The building was finally completed in the early18th century
when the threat of Mughal domination was receding. Amber was
once, the capital of the Mina tribes, believed to be the original
inhabitants of this region.
Located up on the hills that surround Jaipur, the fort, sprawled
along the Maotha Lake, boasts of a massive complex gateways,
courts, stairways and pillared pavilions, and palaces that recall
the glory and wealth, of Amber's association with the Mughals.
This complex was built by Raja Man Singh, Mirza Raja Jai Singh
and Sawai Jai Singh, over a period of about two centuries.
The front courtyard of the complex, is adorned with the magnificent,
pillared hall of the Diwan - i - Am, and the two - tiered painted
gateway Ganesh Pol. The palace of mirrors, Sheesh Mahal, is
of special interest. It has walls inlaid with exquisite mirrors.
The Jas Mandir, perched on the upper floor, is a superb amalgam
of Mughal and Rajput style of architecture, as is evident from
the exquisitely carved Jali screens, and fine mirror and stucco
The fort is entered through the 'Dil-e-Aaram' Garden, laid out
in the traditional Mughal style. An imposing flight of stairs
leads to the 'Diwan-E-Am' (hall of public audience) which has
latticed galleries and double row of columns each having a capital
in the shape of elephants on the top. To the right are steps
that lead to the small Kali Temple. Maharaja Man Singh was a
great devotee of Goddess Kali and prayed to the goddess for
victory during battles. The temple has huge doors made of silver.
The larger white marble Shila Mata temple, has the image of
Goddess Kali, brought by Raja Man Singh from Jessore in East
Bengal (now Bangladesh).
Jaigarh Fort - Jaipur
Jaipur, the capital of northern
Indian state of Rajasthan is one of the most attractive cities
of India. The credit of transforming a largely barren landscape
into a splendour in pink goes to the brave hearted Rajputs
and aristocratic princes of Jaipur. The legacies that they
left in the form of magnificent palaces and forts gives the
Jaipur landscape an enchanting look even to this day. Leading
the pack of attractions of the 'Pink City' is the Jaigarh
Fort- an example of the great expertise that Rajputs had over
building military structures.
About Jaigarh Fort
Built by Sawai Jai Singh in
the year 1726 to bolster the defence of the area, Jaigarh
is the best example of a full-fledged citadel. A simple looking
fort, no palaces or other delicate structures have been built
inside the fort. The architecture makes clear Sawai Jai Singh's
intentions of using the fort purely as a military structure.
Also known as the Victory Fort, Jaigarh is located some 15
kms away from the city centre on a cliff. The fort is surrounded
by huge battlements. The inside walkways have been built in
such a way that a clear view of all the sides are easily available.
There is a steep road leading to Dungar Darwaza-the main entrance
of Jaigarh fort. The view that one gets of Jaipur city from
the fort is simply amazing.
The chief attraction of this rugged military structure is Jaivana,
world's largest cannon on wheels.
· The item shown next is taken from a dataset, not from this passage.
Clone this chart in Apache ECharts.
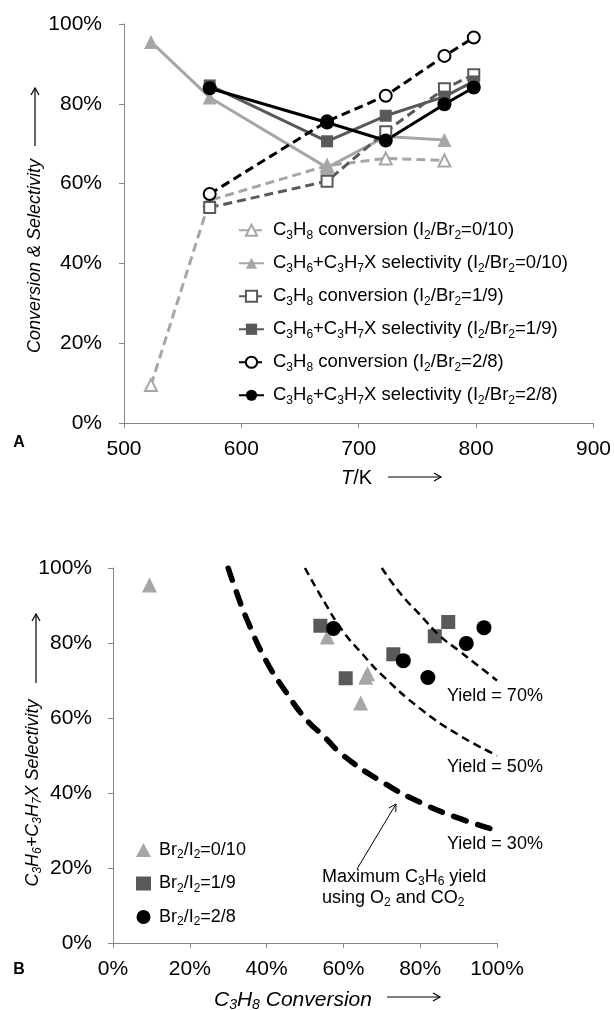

The cannon was built in the
year 1720 in the foundry of Jaigarh. Although a debatable issue,
some historians are of the firm opinion that the cannon was
fired only once. It is said that the huge cannon had the potential
of causing immense damage if fired upon approaching enemies.
Another striking feature of Jaigarh are the water channels built
inside the fort. All the channels were part of the rainwater
harvesting system. There are a total of 3 underground tanks
at the fort. The largest of them had the capacity to store 60,00,000
gallons of water. Thus, it was clear that proper arrangements
were in place to store essentials during times of war.
Jaigarh fort also houses a beautiful museum. The museum
has a very impressive collection of armory used during that
period. This collection includes swords, shields, guns, muskets
and cannon balls. Some old photographs of Jaipur's rulers and
military generals have also been kept in the museum.
Another place that stores some of the precious items of Rajput
warriors is Shubhat Niwas, the meeting hall of warriors. One
could surmise the circumstances under which military strategies
were devised after visiting the place.